Heavy, big-boned, husky, or even fluffy. All euphemisms for a truth that, no matter how much I want to deny or explain it away, stares me in the face every day. I am fat.
I don’t find the word “fat” particularly insulting, seeing that it is the truth. If somewhat calls me “fat” I don’t look down at my body in horror, finding that I’ve suddenly swelled up to over 300 lbs. In fact, I find it amusing that not only are they simply pointing out what is quite obvious, but they also somehow believe they are the first to do so and they are telling me something I don’t already know.
I am fat, but I don’t want to be. I want to be able to do the things others do, as fast and as long as they do them. No, I don’t want to run marathons or climb mountains, or anything of the sort. I would like to be able to breathe normally, not have to take insulin shots, and not feel like I’m going to have a heart attack after going up the stairs to my apartment.

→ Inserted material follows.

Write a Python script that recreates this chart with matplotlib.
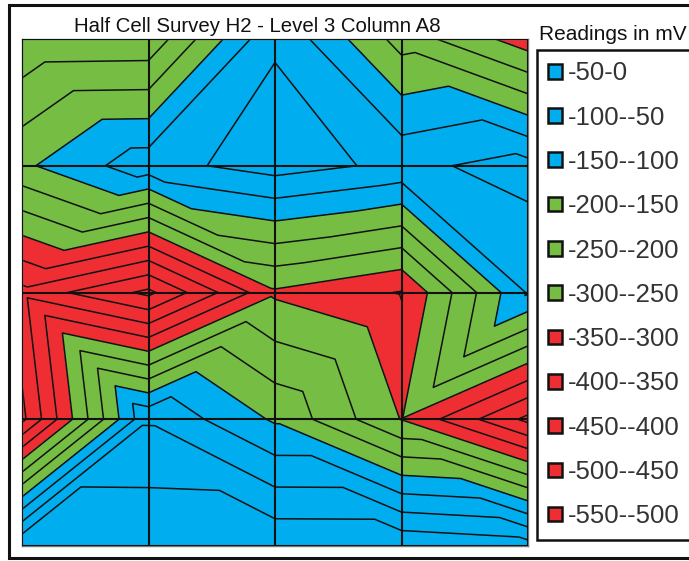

I have had, and continue to have, so many health problems due to my weight and I am tired of it. Losing the amount of weight I want to lose (160 lbs.) is a huge challenge, and I am not one to run from a fight.
My wife believes that changes must be drastic from the start, and I disagree. If I am going to diet and exercise, I am going to ease into it. I understand her desire to jump start her fitness plan by going at it full force, but that’s setting oneself up for failure and discouragement. If I tried to run a marathon today, I wouldn’t make it one mile. Reflecting on the goal, and my failure of a performance, would most assuredly lead to quitting.
If I set my sights lower, like one mile at a time, I can build to marathon distance, regardless of how long it takes to get there.
I have been eating better and worked out a little this week, and hopefully will continue to do so long enough to reach my goal.